Return only the lines from the start of the records through the line that contains "(e6) at (610,658)", inclusive; leave out all pictures.

Items →
::::::::::
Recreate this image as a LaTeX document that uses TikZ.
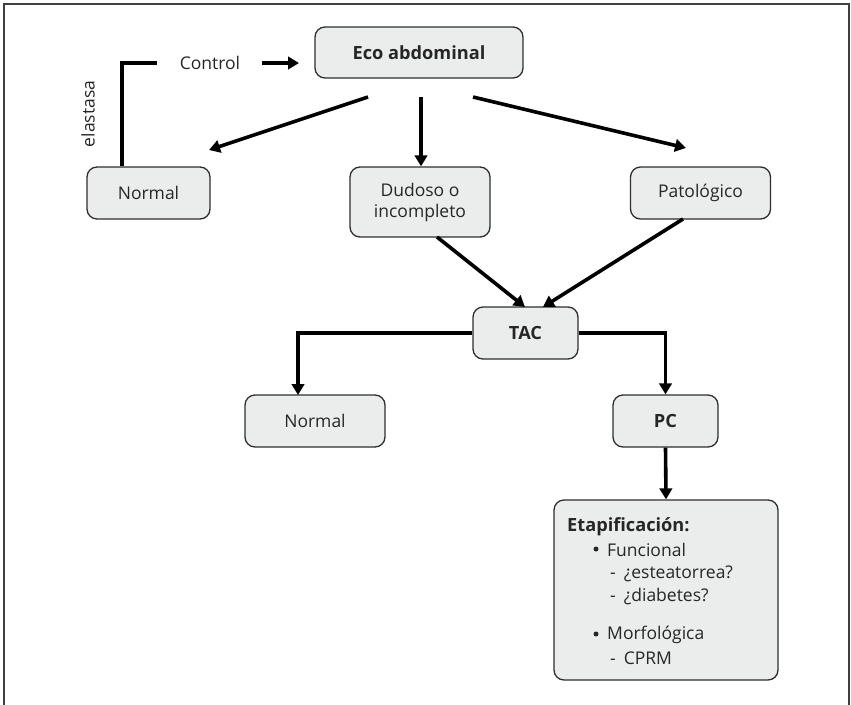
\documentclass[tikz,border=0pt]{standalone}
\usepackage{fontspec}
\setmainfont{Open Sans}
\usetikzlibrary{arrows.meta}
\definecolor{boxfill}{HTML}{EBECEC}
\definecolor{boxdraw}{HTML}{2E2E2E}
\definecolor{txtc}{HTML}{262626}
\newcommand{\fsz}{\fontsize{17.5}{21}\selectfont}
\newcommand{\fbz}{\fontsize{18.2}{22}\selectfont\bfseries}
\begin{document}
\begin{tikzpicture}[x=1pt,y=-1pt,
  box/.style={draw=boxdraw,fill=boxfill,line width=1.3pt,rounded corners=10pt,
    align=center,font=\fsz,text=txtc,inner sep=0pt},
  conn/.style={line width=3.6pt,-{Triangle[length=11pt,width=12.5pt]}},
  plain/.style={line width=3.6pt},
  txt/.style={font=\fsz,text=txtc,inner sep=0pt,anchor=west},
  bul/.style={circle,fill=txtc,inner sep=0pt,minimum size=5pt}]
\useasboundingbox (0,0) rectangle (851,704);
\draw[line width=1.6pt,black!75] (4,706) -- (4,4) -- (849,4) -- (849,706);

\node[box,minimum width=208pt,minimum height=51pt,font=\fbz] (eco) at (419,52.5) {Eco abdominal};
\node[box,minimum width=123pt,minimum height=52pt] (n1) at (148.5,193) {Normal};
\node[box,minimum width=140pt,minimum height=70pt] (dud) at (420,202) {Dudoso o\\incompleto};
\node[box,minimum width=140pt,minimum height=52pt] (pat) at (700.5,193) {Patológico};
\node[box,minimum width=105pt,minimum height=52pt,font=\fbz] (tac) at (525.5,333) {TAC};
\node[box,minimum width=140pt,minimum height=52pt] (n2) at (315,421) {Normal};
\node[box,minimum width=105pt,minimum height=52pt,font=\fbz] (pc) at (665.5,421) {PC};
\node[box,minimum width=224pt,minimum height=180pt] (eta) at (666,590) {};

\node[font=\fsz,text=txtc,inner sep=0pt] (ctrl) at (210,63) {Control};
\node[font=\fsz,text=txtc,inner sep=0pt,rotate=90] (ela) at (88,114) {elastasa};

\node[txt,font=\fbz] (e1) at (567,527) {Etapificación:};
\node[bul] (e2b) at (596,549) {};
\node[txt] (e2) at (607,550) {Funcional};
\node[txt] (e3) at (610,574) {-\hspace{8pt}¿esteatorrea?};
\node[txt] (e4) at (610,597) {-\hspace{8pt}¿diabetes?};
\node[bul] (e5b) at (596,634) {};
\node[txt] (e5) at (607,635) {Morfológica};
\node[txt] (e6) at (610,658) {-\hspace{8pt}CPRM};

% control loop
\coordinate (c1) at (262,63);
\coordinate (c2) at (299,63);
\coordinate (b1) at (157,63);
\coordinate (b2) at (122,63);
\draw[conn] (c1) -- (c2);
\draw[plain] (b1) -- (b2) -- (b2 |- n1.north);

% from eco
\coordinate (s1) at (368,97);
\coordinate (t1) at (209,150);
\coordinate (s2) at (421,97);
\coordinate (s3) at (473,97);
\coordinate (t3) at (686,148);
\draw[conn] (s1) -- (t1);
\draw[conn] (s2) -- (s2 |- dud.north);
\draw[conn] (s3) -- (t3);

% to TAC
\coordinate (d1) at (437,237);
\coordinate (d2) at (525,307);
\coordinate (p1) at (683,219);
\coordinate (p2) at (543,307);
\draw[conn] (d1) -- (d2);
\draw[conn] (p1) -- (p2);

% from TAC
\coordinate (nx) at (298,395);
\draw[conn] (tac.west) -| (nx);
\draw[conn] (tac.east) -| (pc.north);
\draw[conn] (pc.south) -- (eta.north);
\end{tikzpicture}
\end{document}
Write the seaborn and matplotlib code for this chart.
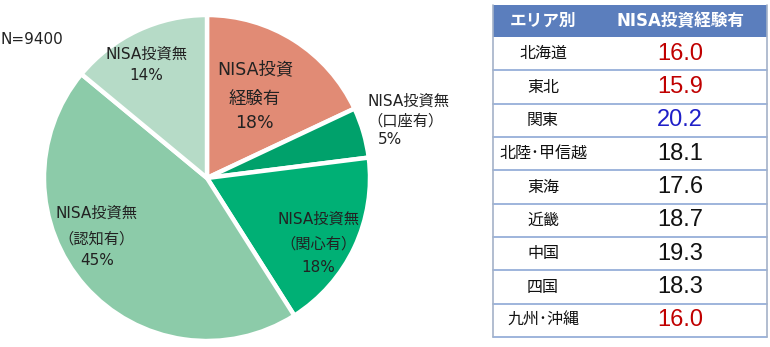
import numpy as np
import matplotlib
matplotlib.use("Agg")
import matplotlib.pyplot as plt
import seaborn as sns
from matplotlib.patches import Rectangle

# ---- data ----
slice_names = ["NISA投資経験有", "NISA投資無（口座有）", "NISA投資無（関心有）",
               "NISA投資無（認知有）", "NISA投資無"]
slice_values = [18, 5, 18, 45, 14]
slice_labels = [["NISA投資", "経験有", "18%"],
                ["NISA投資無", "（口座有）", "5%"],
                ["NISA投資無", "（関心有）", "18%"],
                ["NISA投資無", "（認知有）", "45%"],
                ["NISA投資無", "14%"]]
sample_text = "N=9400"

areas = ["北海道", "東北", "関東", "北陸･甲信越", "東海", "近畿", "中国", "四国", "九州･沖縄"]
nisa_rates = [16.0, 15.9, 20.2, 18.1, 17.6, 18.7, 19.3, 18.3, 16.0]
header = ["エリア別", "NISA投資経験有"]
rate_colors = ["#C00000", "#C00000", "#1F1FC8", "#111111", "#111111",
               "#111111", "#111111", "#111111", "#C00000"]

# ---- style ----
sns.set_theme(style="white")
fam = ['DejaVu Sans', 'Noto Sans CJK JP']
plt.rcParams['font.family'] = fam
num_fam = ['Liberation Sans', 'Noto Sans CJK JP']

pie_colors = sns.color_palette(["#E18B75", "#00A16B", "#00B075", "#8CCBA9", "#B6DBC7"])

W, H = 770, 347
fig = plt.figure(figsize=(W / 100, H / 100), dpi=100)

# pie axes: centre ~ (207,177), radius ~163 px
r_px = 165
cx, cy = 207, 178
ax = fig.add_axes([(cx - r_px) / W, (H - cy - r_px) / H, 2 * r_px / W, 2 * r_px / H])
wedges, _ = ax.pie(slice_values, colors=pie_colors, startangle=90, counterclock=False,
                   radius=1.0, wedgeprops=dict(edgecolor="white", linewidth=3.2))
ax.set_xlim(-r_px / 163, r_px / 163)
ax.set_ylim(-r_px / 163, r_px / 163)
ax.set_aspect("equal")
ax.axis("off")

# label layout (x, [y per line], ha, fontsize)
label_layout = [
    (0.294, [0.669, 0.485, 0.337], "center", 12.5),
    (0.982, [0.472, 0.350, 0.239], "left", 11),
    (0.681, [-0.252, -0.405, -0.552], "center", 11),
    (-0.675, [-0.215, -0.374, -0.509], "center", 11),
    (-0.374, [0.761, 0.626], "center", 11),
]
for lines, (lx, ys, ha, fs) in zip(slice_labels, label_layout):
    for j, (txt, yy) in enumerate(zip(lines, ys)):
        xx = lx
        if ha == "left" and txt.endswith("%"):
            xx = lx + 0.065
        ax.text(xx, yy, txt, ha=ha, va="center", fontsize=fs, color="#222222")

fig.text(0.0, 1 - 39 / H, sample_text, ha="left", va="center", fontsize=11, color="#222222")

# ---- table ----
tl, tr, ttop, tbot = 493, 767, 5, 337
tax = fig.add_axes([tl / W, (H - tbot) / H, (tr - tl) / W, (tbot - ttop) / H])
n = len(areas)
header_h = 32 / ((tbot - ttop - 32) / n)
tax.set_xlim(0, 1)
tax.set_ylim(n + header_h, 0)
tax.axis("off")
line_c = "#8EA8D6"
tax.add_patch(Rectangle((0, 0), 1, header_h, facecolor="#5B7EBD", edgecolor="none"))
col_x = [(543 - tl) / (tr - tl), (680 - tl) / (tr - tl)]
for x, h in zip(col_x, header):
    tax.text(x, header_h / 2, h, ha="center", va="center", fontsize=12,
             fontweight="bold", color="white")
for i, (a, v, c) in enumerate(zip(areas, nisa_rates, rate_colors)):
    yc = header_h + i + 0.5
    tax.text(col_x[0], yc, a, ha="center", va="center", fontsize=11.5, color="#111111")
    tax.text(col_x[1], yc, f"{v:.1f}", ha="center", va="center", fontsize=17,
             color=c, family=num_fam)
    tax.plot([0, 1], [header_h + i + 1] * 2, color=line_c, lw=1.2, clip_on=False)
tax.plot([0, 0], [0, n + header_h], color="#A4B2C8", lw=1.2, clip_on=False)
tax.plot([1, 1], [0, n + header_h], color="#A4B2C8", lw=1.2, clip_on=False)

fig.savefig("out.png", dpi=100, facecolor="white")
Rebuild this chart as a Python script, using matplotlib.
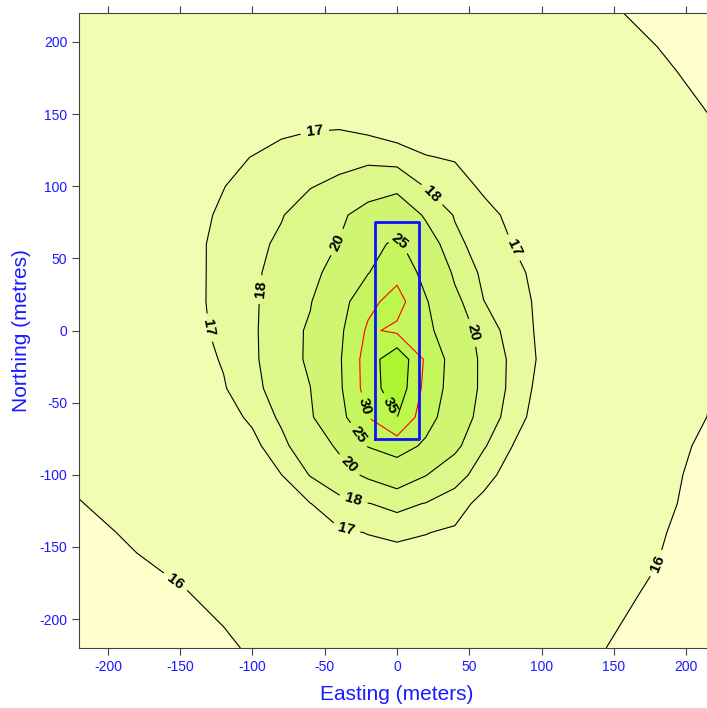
::::::::::
Answer to this problem →
Recreate this image as a LaTeX document that uses TikZ.
\documentclass[tikz,border=0pt]{standalone}
\usepackage{fontspec}
\setmainfont{Open Sans}
\usetikzlibrary{arrows.meta}
\definecolor{boxfill}{HTML}{EBECEC}
\definecolor{boxdraw}{HTML}{2E2E2E}
\definecolor{txtc}{HTML}{262626}
\newcommand{\fsz}{\fontsize{17.5}{21}\selectfont}
\newcommand{\fbz}{\fontsize{18.2}{22}\selectfont\bfseries}
\begin{document}
\begin{tikzpicture}[x=1pt,y=-1pt,
  box/.style={draw=boxdraw,fill=boxfill,line width=1.3pt,rounded corners=10pt,
    align=center,font=\fsz,text=txtc,inner sep=0pt},
  conn/.style={line width=3.6pt,-{Triangle[length=11pt,width=12.5pt]}},
  plain/.style={line width=3.6pt},
  txt/.style={font=\fsz,text=txtc,inner sep=0pt,anchor=west},
  bul/.style={circle,fill=txtc,inner sep=0pt,minimum size=5pt}]
\useasboundingbox (0,0) rectangle (851,704);
\draw[line width=1.6pt,black!75] (4,706) -- (4,4) -- (849,4) -- (849,706);

\node[box,minimum width=208pt,minimum height=51pt,font=\fbz] (eco) at (419,52.5) {Eco abdominal};
\node[box,minimum width=123pt,minimum height=52pt] (n1) at (148.5,193) {Normal};
\node[box,minimum width=140pt,minimum height=70pt] (dud) at (420,202) {Dudoso o\\incompleto};
\node[box,minimum width=140pt,minimum height=52pt] (pat) at (700.5,193) {Patológico};
\node[box,minimum width=105pt,minimum height=52pt,font=\fbz] (tac) at (525.5,333) {TAC};
\node[box,minimum width=140pt,minimum height=52pt] (n2) at (315,421) {Normal};
\node[box,minimum width=105pt,minimum height=52pt,font=\fbz] (pc) at (665.5,421) {PC};
\node[box,minimum width=224pt,minimum height=180pt] (eta) at (666,590) {};

\node[font=\fsz,text=txtc,inner sep=0pt] (ctrl) at (210,63) {Control};
\node[font=\fsz,text=txtc,inner sep=0pt,rotate=90] (ela) at (88,114) {elastasa};

\node[txt,font=\fbz] (e1) at (567,527) {Etapificación:};
\node[bul] (e2b) at (596,549) {};
\node[txt] (e2) at (607,550) {Funcional};
\node[txt] (e3) at (610,574) {-\hspace{8pt}¿esteatorrea?};
\node[txt] (e4) at (610,597) {-\hspace{8pt}¿diabetes?};
\node[bul] (e5b) at (596,634) {};
\node[txt] (e5) at (607,635) {Morfológica};
\node[txt] (e6) at (610,658) {-\hspace{8pt}CPRM};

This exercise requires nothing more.